NO LIMITS: The Santa Barbara School Board’s Ed Heron urges state legislators to repeal the savings limit for California schools.

Schools Oppose Cap on Rainy-Day Savings

Renewed opposition to SB 858 ​— ​a year-old bill that limits how much California schools can sock away for a rainy day ​— ​filled the Santa Barbara Unified School District administration building last week as representatives from districts in Santa Barbara, Ventura, and San Luis Obispo counties spoke out against the controversial legislation. The backlash gained traction Tuesday morning in Sacramento, as Senator Jerry Hill (D-San Mateo) ​— ​backed by the California School Boards Association, the League of Women Voters, and the California PTA ​— ​introduced a legislative fix aimed at making fiduciary lemonade out of the SB 858 lemon.
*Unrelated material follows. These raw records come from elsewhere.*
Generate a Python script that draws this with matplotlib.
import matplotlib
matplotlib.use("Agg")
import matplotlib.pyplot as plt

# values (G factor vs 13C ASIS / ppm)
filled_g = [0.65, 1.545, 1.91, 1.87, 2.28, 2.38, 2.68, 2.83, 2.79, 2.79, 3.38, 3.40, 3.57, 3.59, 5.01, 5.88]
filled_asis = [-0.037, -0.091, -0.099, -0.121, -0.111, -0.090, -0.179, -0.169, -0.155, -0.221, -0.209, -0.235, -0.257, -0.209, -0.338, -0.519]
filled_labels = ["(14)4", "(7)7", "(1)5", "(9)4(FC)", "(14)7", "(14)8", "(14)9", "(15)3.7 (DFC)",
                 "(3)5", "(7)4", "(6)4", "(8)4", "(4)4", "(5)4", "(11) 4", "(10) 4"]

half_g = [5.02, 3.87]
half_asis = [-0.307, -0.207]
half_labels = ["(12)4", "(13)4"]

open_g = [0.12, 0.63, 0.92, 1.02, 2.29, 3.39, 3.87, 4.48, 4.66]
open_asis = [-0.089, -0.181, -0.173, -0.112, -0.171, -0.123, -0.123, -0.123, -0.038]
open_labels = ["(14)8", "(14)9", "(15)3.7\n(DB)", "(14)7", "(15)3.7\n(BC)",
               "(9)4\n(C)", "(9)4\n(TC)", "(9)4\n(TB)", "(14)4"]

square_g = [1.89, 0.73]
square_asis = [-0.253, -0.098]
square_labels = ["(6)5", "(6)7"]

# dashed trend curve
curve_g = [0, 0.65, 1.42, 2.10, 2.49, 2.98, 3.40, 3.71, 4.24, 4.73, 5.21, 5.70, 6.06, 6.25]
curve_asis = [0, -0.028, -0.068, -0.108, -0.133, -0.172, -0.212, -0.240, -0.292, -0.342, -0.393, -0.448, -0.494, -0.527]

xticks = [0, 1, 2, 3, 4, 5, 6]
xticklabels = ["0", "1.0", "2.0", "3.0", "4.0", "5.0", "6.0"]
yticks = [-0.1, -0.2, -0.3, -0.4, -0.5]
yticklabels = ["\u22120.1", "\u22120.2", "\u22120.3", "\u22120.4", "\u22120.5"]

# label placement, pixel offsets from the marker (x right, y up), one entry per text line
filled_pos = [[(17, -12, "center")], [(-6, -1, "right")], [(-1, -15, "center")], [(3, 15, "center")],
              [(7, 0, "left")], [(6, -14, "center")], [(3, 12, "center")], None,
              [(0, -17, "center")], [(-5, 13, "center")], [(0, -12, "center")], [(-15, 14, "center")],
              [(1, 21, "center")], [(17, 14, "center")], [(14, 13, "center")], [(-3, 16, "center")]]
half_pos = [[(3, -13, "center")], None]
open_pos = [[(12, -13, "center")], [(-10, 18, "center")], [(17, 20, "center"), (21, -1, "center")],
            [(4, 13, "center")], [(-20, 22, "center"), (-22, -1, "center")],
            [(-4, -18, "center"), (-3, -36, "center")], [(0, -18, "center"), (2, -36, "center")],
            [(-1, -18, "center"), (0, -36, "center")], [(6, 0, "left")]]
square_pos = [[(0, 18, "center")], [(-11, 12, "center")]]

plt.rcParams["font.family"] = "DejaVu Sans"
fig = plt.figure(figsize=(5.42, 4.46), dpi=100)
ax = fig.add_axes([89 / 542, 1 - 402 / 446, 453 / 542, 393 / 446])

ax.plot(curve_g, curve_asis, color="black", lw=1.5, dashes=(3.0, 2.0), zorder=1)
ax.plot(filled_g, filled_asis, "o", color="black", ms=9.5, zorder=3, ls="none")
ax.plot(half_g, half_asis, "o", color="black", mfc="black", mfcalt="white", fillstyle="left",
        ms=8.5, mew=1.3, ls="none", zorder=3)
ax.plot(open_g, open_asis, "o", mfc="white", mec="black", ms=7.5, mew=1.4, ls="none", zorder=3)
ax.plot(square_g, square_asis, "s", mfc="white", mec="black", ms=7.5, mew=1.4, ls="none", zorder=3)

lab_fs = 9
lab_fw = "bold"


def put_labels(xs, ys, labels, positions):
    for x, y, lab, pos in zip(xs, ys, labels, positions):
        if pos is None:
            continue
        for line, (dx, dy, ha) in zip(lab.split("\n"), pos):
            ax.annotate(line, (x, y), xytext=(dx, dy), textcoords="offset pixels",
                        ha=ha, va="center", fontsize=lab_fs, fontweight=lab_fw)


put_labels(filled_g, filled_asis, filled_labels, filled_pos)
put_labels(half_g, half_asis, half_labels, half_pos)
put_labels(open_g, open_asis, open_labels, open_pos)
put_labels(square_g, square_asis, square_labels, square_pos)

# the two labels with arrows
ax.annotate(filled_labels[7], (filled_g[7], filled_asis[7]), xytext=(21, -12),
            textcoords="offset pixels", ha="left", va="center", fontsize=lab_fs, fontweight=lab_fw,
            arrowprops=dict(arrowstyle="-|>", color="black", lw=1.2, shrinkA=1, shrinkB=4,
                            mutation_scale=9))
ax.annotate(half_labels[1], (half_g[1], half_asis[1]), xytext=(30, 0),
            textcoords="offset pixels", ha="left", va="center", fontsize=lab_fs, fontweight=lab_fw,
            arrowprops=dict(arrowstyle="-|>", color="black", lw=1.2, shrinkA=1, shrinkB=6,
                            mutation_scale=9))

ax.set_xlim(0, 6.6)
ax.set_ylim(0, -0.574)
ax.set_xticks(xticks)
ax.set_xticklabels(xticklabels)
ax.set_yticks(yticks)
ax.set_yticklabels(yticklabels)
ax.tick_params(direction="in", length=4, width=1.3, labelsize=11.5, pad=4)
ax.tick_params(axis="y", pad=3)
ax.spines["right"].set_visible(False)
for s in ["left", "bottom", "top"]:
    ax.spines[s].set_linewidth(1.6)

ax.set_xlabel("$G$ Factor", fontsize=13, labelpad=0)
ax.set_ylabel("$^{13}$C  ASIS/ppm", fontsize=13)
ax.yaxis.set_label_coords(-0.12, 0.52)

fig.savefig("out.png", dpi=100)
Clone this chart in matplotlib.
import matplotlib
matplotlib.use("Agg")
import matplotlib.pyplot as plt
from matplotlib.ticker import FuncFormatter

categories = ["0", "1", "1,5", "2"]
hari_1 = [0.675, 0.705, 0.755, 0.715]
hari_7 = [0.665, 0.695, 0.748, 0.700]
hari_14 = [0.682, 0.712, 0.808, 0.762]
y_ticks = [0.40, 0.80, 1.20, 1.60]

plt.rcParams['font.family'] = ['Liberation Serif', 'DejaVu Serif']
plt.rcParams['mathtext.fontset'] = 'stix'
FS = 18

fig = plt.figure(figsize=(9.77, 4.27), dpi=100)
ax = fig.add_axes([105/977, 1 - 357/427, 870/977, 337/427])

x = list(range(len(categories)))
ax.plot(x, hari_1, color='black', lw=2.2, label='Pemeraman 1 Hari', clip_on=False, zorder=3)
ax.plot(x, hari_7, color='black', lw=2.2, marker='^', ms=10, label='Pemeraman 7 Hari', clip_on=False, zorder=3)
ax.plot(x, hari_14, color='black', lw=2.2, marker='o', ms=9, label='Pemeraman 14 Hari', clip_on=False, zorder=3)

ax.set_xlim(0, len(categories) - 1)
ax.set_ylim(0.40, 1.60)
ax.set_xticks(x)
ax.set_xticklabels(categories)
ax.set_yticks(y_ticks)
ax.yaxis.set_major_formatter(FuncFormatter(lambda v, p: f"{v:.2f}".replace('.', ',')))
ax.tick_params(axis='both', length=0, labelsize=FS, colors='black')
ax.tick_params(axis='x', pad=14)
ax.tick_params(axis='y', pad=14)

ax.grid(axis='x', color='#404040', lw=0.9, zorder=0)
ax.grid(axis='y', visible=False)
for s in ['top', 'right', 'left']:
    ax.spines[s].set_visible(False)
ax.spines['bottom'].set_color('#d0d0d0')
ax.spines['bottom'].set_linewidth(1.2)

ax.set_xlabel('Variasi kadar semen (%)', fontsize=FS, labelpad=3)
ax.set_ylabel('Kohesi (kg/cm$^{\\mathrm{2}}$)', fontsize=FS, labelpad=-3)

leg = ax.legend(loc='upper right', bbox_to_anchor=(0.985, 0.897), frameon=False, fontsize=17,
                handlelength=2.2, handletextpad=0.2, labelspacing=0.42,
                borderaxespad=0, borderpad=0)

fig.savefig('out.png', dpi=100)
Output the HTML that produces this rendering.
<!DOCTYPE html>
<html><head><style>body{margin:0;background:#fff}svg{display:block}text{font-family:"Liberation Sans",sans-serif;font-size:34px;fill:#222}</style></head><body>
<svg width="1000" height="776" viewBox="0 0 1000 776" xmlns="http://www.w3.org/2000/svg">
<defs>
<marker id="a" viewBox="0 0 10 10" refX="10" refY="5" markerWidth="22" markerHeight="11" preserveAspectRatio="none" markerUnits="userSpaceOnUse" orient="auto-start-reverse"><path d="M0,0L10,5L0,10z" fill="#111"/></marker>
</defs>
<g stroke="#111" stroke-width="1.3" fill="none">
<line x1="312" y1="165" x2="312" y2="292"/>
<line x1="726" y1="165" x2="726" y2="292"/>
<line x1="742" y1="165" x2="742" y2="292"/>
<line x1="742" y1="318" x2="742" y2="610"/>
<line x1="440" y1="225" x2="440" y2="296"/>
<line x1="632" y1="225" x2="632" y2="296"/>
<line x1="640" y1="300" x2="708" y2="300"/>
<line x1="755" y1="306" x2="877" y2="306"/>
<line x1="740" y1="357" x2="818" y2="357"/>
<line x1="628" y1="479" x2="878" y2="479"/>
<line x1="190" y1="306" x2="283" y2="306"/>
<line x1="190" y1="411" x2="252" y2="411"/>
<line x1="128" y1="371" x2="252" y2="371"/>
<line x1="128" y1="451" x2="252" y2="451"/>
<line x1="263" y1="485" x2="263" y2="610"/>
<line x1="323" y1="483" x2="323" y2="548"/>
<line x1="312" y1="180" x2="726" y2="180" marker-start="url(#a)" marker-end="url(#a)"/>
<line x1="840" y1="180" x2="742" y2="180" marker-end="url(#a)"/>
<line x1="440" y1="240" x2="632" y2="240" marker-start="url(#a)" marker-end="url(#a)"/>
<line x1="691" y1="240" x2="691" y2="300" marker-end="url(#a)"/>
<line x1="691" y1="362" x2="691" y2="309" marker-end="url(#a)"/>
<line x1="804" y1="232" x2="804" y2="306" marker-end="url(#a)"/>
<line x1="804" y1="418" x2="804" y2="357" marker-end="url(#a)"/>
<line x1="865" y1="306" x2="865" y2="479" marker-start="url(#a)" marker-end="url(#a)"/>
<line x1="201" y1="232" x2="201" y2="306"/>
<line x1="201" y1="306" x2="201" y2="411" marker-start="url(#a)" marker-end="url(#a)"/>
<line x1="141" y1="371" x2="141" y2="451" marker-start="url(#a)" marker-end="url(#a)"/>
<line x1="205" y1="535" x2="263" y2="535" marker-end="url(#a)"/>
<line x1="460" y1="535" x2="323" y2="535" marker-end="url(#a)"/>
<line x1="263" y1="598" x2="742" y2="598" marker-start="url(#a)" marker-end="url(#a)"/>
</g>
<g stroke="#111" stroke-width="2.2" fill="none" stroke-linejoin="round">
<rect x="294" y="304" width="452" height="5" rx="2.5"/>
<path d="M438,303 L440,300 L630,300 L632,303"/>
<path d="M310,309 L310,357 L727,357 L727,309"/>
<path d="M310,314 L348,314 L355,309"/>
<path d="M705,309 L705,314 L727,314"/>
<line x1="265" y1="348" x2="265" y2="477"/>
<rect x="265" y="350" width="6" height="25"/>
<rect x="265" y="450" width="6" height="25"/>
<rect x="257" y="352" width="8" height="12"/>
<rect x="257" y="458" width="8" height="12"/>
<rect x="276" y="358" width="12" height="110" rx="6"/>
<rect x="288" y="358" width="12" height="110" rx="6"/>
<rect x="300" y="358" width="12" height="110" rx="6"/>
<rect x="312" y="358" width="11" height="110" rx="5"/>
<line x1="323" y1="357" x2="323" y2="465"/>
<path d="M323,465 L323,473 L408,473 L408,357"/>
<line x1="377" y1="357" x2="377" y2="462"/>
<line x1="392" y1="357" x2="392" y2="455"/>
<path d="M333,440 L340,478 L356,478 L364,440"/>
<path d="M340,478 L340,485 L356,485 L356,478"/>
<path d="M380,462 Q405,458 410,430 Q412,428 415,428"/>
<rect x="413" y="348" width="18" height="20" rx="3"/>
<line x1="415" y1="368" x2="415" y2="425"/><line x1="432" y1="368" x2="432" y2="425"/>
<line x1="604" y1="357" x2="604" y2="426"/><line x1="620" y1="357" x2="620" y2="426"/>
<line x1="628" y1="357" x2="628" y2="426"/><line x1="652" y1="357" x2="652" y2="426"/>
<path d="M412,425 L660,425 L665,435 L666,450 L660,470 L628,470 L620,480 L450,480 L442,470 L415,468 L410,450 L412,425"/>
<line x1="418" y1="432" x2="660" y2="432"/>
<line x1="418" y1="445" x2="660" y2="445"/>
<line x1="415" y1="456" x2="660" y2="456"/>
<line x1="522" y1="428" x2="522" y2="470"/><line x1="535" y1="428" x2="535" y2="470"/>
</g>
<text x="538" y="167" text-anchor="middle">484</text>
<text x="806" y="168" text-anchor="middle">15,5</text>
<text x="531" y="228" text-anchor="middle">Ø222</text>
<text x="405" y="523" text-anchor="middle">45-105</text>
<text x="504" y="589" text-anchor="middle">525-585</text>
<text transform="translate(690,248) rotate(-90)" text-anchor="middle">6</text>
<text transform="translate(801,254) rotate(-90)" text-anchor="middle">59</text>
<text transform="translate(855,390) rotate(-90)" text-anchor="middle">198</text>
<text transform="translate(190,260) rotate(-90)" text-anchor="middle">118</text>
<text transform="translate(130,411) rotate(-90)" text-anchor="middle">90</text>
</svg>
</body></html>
SB 858 opponents explain that when rainy-day savings kick in on the state level, school districts will be required to spend any reserves above a designated cap, generally 6 percent of the total budget. Proponents, including the California Teachers Association, say that SB 858 ​— ​passed as part of the state budget last year ​— ​keeps districts from saving money that ought to be spent on students. But according to Santa Barbara’s school board president, Ed Heron, “Limiting our savings threatens classroom programs, teacher and employee jobs, and the district’s ability to save for textbooks, technology upgrades, [etc.]” Heron also pointed out that, with less money in savings, the district’s credit rating could take a hit, affecting its borrowing strength to cover payroll, for example, as income from property taxes only flows twice annually.

This district’s current reserves are a bit above 6 percent, according to Barbara Keyani, Santa Barbara Unified’s communications coordinator. “We cannot exceed 6 percent if SB 858 is triggered,” she added. Heron said that a board goal is to have 10 percent ​— ​upward of $14 million ​— ​in reserves.

While there’s no guarantee that the state will start saving ​— ​thereby triggering the districts’ savings cap ​— ​the threat remains, especially as the economy continues to improve, according to Shelly Sullivan with the California School Boards Association.

Among other details, Sen. Hill’s legislative fix ​— ​SB 799 ​— ​aims to set a maximum reserve cap at 17 percent and exempt basic-aid school districts and those with fewer than 2,501 students. SB 799 would also require district superintendents to hold public hearings during which boardmembers would craft policy based on reserves and fund balances.